**** Data excerpt
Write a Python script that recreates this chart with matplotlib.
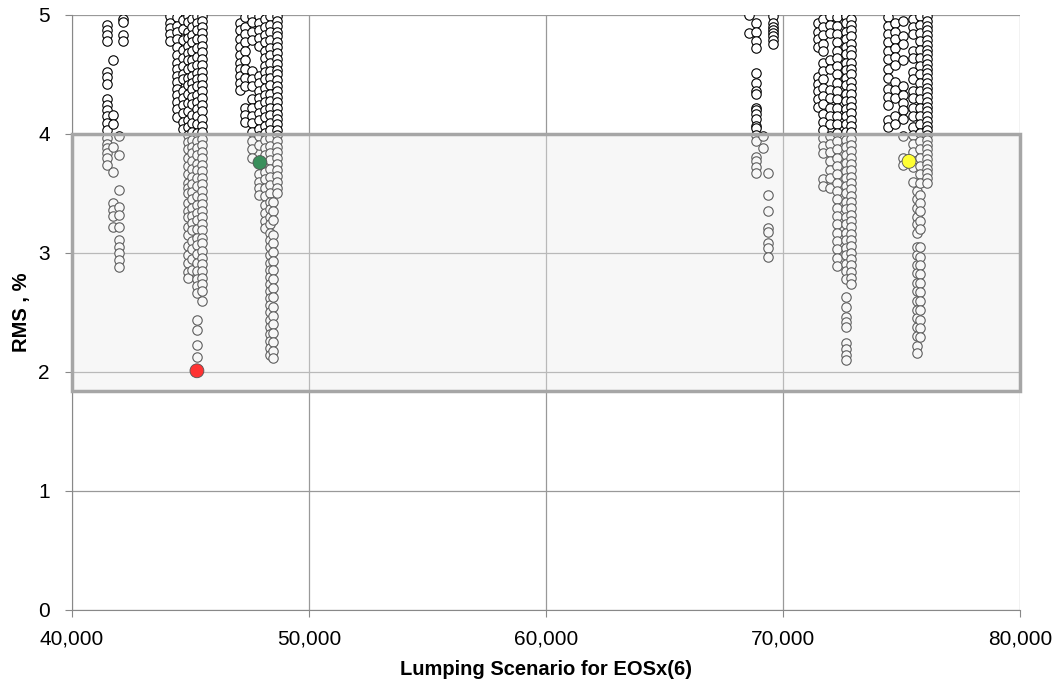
import matplotlib.pyplot as plt
import matplotlib.patches as patches
from matplotlib.ticker import FuncFormatter

plt.rcParams['font.family'] = ['Liberation Sans', 'DejaVu Sans']

# scenario clusters: column x positions and the RMS values stacked at each
clus_a_x = [41480, 41730, 41980, 42150]
clus_a_y = [
    [4.92, 4.87, 4.83, 4.78, 4.52, 4.48, 4.42, 4.29, 4.24, 4.20, 4.15, 4.09, 4.03, 3.97, 3.92, 3.88, 3.84, 3.80, 3.74],
    [4.62, 4.16, 4.08, 3.89, 3.68, 3.42, 3.36, 3.31, 3.22],
    [3.98, 3.82, 3.53, 3.39, 3.32, 3.22, 3.11, 3.05, 3.00, 2.94, 2.88],
    [4.97, 4.94, 4.83, 4.78],
]

clus_b_x = [44150, 44450, 44700, 44900, 45050, 45270, 45500]
clus_b_y = [
    [4.99, 4.93, 4.89, 4.84, 4.78],
    [4.98, 4.91, 4.86, 4.80, 4.73, 4.66, 4.60, 4.55, 4.49, 4.44, 4.38, 4.33, 4.27, 4.21, 4.14],
    [4.96, 4.88, 4.79, 4.71, 4.64, 4.57, 4.50, 4.46, 4.36, 4.30, 4.24, 4.18, 4.10, 4.04],
    [4.99, 4.94, 4.86, 4.81, 4.74, 4.68, 4.62, 4.55, 4.47, 4.41, 4.34, 4.26, 4.19, 4.12, 4.06, 3.99,
     3.93, 3.87, 3.80, 3.73, 3.66, 3.59, 3.55, 3.50, 3.42, 3.35, 3.30, 3.22, 3.15, 3.06, 2.98, 2.92, 2.84, 2.79],
    [4.97, 4.90, 4.83, 4.77, 4.70, 4.62, 4.56, 4.49, 4.43, 4.38, 4.31, 4.25, 4.16, 4.09, 4.02, 3.95,
     3.89, 3.84, 3.77, 3.71, 3.64, 3.58, 3.51, 3.45, 3.38, 3.31, 3.25, 3.19, 3.10, 3.03, 2.95, 2.86],
    [4.99, 4.93, 4.87, 4.80, 4.72, 4.65, 4.58, 4.51, 4.46, 4.40, 4.33, 4.27, 4.21, 4.15, 4.08, 4.01,
     3.94, 3.88, 3.82, 3.75, 3.70, 3.63, 3.56, 3.48, 3.40, 3.34, 3.28, 3.20, 3.13, 3.07, 2.99, 2.92,
     2.85, 2.78, 2.72, 2.66, 2.44, 2.35, 2.23, 2.13],
    [4.99, 4.95, 4.90, 4.85, 4.80, 4.74, 4.69, 4.63, 4.58, 4.52, 4.47, 4.41, 4.36, 4.30, 4.24, 4.19,
     4.13, 4.07, 4.02, 3.96, 3.91, 3.85, 3.80, 3.74, 3.69, 3.63, 3.58, 3.52, 3.46, 3.41, 3.35, 3.30,
     3.24, 3.19, 3.13, 3.08, 3.02, 2.96, 2.91, 2.85, 2.79, 2.74, 2.68, 2.60],
]

clus_c_x = [47090, 47300, 47600, 47900, 48150, 48350, 48480, 48650]
clus_c_y = [
    [4.93, 4.87, 4.80, 4.73, 4.66, 4.60, 4.55, 4.49, 4.43, 4.37],
    [4.98, 4.90, 4.84, 4.77, 4.70, 4.62, 4.55, 4.47, 4.40, 4.22, 4.16, 4.10],
    [4.99, 4.94, 4.86, 4.79, 4.53, 4.46, 4.40, 4.29, 4.22, 4.15, 4.09, 4.02, 3.94, 3.87, 3.80],
    [4.99, 4.93, 4.87, 4.81, 4.74, 4.49, 4.43, 4.36, 4.30, 4.24, 4.18, 4.12, 4.04, 3.98, 3.91, 3.66, 3.60, 3.55, 3.49],
    [4.97, 4.90, 4.83, 4.77, 4.70, 4.64, 4.57, 4.52, 4.46, 4.39, 4.33, 4.27, 4.20, 4.14, 4.07, 4.01,
     3.95, 3.88, 3.82, 3.75, 3.68, 3.62, 3.55, 3.48, 3.40, 3.34, 3.27, 3.21],
    [4.99, 4.92, 4.86, 4.79, 4.72, 4.66, 4.60, 4.53, 4.47, 4.41, 4.34, 4.28, 4.22, 4.16, 4.09, 4.03,
     3.97, 3.90, 3.84, 3.78, 3.71, 3.64, 3.57, 3.50, 3.43, 3.37, 3.30, 3.24, 3.17, 3.11, 3.05, 2.98,
     2.92, 2.86, 2.80, 2.74, 2.68, 2.62, 2.56, 2.50, 2.44, 2.38, 2.32, 2.26, 2.20, 2.14],
    [3.43, 3.35, 3.28, 3.15, 3.08, 3.01, 2.93, 2.86, 2.78, 2.71, 2.63, 2.55, 2.47, 2.40, 2.33, 2.25, 2.18, 2.12],
    [4.99, 4.95, 4.91, 4.86, 4.82, 4.77, 4.73, 4.68, 4.63, 4.59, 4.54, 4.50, 4.45, 4.40, 4.36, 4.31,
     4.27, 4.22, 4.17, 4.13, 4.08, 4.03, 3.99, 3.94, 3.89, 3.85, 3.80, 3.75, 3.70, 3.65, 3.60, 3.55, 3.50],
]

clus_d_x = [68560, 68860, 69160, 69370, 69580]
clus_d_y = [
    [5.00, 4.85],
    [4.93, 4.86, 4.78, 4.72, 4.51, 4.43, 4.36, 4.34, 4.22, 4.20, 4.17, 4.13, 4.07, 4.05, 3.99, 3.94, 3.81, 3.77, 3.72, 3.67],
    [3.98, 3.88],
    [3.67, 3.49, 3.35, 3.21, 3.18, 3.08, 3.04, 2.97],
    [4.99, 4.93, 4.90, 4.87, 4.85, 4.82, 4.79, 4.76],
]

clus_e_x = [71480, 71700, 72000, 72300, 72650, 72880]
clus_e_y = [
    [4.93, 4.86, 4.80, 4.73, 4.48, 4.42, 4.36, 4.29, 4.23],
    [4.97, 4.90, 4.83, 4.76, 4.70, 4.60, 4.53, 4.46, 4.39, 4.32, 4.25, 4.17, 4.10, 4.03, 3.97, 3.90, 3.84, 3.62, 3.56],
    [4.99, 4.92, 4.85, 4.62, 4.55, 4.37, 4.30, 4.22, 4.15, 4.08, 3.98, 3.92, 3.85, 3.77, 3.70, 3.63, 3.55],
    [4.98, 4.91, 4.84, 4.77, 4.70, 4.64, 4.57, 4.50, 4.43, 4.36, 4.29, 4.22, 4.15, 4.08, 4.01, 3.94,
     3.87, 3.80, 3.73, 3.66, 3.59, 3.52, 3.45, 3.38, 3.31, 3.24, 3.17, 3.10, 3.03, 2.96, 2.89],
    [4.99, 4.93, 4.86, 4.80, 4.73, 4.67, 4.60, 4.54, 4.47, 4.41, 4.34, 4.28, 4.21, 4.15, 4.08, 4.02,
     3.95, 3.89, 3.82, 3.76, 3.69, 3.63, 3.56, 3.50, 3.43, 3.37, 3.30, 3.24, 3.17, 3.11, 3.04, 2.98,
     2.91, 2.85, 2.78, 2.63, 2.55, 2.46, 2.42, 2.38, 2.24, 2.19, 2.14, 2.10],
    [4.97, 4.92, 4.87, 4.82, 4.76, 4.71, 4.66, 4.60, 4.55, 4.50, 4.44, 4.39, 4.34, 4.28, 4.23, 4.18,
     4.12, 4.07, 4.02, 3.96, 3.91, 3.86, 3.80, 3.75, 3.70, 3.64, 3.59, 3.54, 3.48, 3.43, 3.38, 3.32,
     3.27, 3.22, 3.16, 3.11, 3.06, 3.00, 2.95, 2.90, 2.84, 2.79, 2.74],
]

clus_f_x = [74430, 74730, 75060, 75490, 75650, 75800, 76080]
clus_f_y = [
    [4.98, 4.91, 4.84, 4.77, 4.70, 4.63, 4.55, 4.47, 4.38, 4.31, 4.24, 4.12, 4.06],
    [4.93, 4.86, 4.80, 4.72, 4.65, 4.58, 4.44, 4.37, 4.30, 4.15, 4.08],
    [4.95, 4.82, 4.76, 4.62, 4.40, 4.33, 4.26, 4.20, 4.13, 3.98, 3.80, 3.74],
    [4.97, 4.90, 4.84, 4.70, 4.64, 4.52, 4.46, 4.36, 4.30, 4.22, 4.15, 4.06, 3.99, 3.92, 3.85, 3.72, 3.60],
    [3.52, 3.45, 3.38, 3.30, 3.24, 3.17, 3.05, 2.98, 2.90, 2.83, 2.75, 2.68, 2.60, 2.52, 2.45, 2.38, 2.30, 2.22, 2.16],
    [4.99, 4.92, 4.85, 4.78, 4.71, 4.64, 4.57, 4.50, 4.43, 4.36, 4.29, 4.22, 4.15, 4.08, 4.01, 3.94,
     3.87, 3.80, 3.73, 3.66, 3.59, 3.49, 3.42, 3.35, 3.27, 3.20, 3.05, 2.97, 2.90, 2.82, 2.75, 2.67,
     2.60, 2.52, 2.44, 2.37, 2.29],
    [4.99, 4.95, 4.91, 4.87, 4.83, 4.79, 4.75, 4.71, 4.67, 4.63, 4.59, 4.55, 4.51, 4.47, 4.43, 4.39,
     4.35, 4.31, 4.27, 4.23, 4.19, 4.15, 4.11, 4.07, 4.03, 3.99, 3.95, 3.91, 3.87, 3.83, 3.79, 3.75,
     3.71, 3.67, 3.63, 3.59],
]

# highlighted scenarios
best_x = [45270, 47930, 75320]
best_y = [2.01, 3.76, 3.77]
best_colors = ['#ff3333', '#3a8f5c', '#ffff33']

# acceptance band
band_lo, band_hi = 1.84, 4.0

fig = plt.figure(figsize=(10.64, 6.88), dpi=100)
ax = fig.add_axes([0.0677, 0.1134, 0.8909, 0.8648])

xs, ys = [], []
for cx, cy in [(clus_a_x, clus_a_y), (clus_b_x, clus_b_y), (clus_c_x, clus_c_y),
               (clus_d_x, clus_d_y), (clus_e_x, clus_e_y), (clus_f_x, clus_f_y)]:
    for x0, col in zip(cx, cy):
        xs += [x0] * len(col)
        ys += col

ax.scatter(xs, ys, s=46, facecolor='white', edgecolor='black', linewidth=0.8, zorder=3)

# translucent band drawn over the points
ax.add_patch(patches.Rectangle((40000, band_lo), 40000, band_hi - band_lo,
                               facecolor='#ebebeb', alpha=0.4, edgecolor='none', zorder=5))
ax.add_patch(patches.Rectangle((40000, band_lo), 40000, band_hi - band_lo,
                               facecolor='none', edgecolor='#a6a6a6', linewidth=2.5,
                               zorder=6, clip_on=False))

ax.scatter(best_x, best_y, s=100, c=best_colors, edgecolor='#555555', linewidth=0.6, zorder=7)

ax.set_xlim(40000, 80000)
ax.set_ylim(0, 5)
ax.set_xticks([40000, 50000, 60000, 70000, 80000])
ax.set_yticks([0, 1, 2, 3, 4, 5])
ax.xaxis.set_major_formatter(FuncFormatter(lambda v, p: f'{int(v):,}'))
ax.grid(True, color='#999999', linewidth=0.9, zorder=0)
ax.set_axisbelow(True)
for s in ['top', 'right']:
    ax.spines[s].set_visible(False)
for s in ['left', 'bottom']:
    ax.spines[s].set_color('#888888')
ax.tick_params(axis='both', direction='out', length=5, color='#888888', labelsize=15)
ax.tick_params(axis='x', pad=9)
ax.tick_params(axis='y', pad=11)

ax.set_xlabel('Lumping Scenario for EOSx(6)', fontsize=14.5, fontweight='bold', labelpad=8)
ax.set_ylabel('RMS , %', fontsize=14.5, fontweight='bold', labelpad=5)

fig.savefig('out.png', dpi=100)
********
Please quote the lines of the material, beginning with the first and ending with the one that contains "plt.rcParams['font.family'] = ['Liberation", exactly as written and without any pictures.

Write a Python script that recreates this chart with matplotlib.
import matplotlib.pyplot as plt
import matplotlib.patches as patches
from matplotlib.ticker import FuncFormatter

plt.rcParams['font.family'] = ['Liberation Sans', 'DejaVu Sans']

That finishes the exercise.